Set exercise: Print the listing from its top line through the line containing "limit_y = [600, 600]", nothing more, and leave out the pictures.

Given information:
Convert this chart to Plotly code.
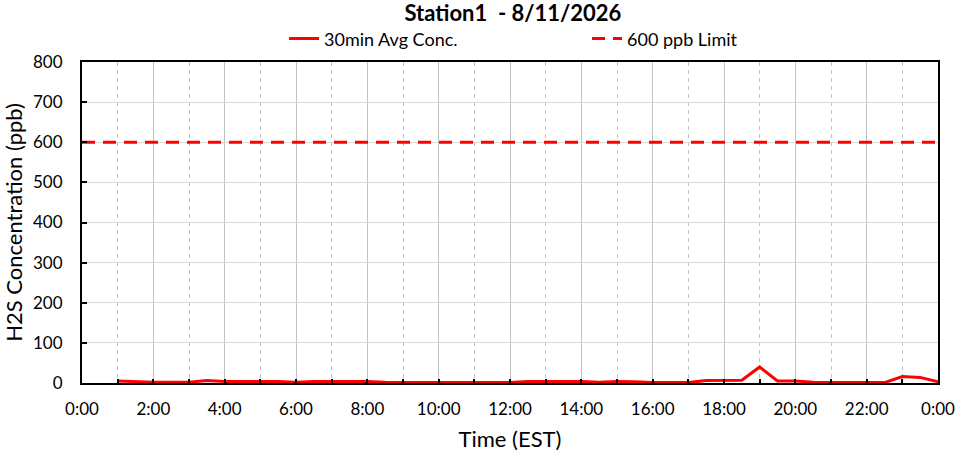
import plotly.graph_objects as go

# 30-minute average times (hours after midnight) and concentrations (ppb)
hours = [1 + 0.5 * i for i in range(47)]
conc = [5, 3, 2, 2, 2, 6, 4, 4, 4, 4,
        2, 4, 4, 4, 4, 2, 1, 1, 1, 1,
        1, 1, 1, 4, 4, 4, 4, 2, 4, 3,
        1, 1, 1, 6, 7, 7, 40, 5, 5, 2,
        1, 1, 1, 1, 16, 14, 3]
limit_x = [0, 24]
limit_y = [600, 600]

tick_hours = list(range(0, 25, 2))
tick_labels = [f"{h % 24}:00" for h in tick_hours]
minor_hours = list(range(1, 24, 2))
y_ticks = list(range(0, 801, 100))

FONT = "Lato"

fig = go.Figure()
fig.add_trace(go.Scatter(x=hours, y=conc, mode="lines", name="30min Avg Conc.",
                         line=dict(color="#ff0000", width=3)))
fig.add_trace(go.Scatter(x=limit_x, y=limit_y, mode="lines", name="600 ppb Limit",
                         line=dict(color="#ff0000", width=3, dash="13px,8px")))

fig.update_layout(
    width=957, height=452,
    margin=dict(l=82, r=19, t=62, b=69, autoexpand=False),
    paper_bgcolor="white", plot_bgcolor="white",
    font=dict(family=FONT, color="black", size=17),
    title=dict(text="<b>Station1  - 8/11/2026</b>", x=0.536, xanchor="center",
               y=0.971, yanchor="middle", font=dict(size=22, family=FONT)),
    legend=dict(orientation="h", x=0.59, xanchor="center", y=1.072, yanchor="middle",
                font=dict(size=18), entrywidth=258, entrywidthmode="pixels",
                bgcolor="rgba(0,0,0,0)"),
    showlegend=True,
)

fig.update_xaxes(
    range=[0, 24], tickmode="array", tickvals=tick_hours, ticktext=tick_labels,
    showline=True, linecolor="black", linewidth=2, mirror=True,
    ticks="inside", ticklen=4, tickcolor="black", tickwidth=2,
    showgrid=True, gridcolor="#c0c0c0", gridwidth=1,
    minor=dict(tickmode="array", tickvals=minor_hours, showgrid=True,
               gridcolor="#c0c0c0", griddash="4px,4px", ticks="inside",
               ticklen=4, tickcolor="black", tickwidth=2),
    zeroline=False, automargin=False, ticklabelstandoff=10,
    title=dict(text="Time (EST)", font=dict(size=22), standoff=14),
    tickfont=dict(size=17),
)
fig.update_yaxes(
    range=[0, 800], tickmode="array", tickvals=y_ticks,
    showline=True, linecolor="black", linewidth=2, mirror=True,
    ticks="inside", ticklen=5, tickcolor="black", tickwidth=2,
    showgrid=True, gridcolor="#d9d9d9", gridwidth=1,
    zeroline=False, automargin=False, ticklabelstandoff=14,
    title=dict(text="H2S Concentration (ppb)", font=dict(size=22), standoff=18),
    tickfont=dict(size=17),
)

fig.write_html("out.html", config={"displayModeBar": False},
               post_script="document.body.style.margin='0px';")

Full answer:
Convert this chart to Plotly code.
import plotly.graph_objects as go

# 30-minute average times (hours after midnight) and concentrations (ppb)
hours = [1 + 0.5 * i for i in range(47)]
conc = [5, 3, 2, 2, 2, 6, 4, 4, 4, 4,
        2, 4, 4, 4, 4, 2, 1, 1, 1, 1,
        1, 1, 1, 4, 4, 4, 4, 2, 4, 3,
        1, 1, 1, 6, 7, 7, 40, 5, 5, 2,
        1, 1, 1, 1, 16, 14, 3]
limit_x = [0, 24]
limit_y = [600, 600]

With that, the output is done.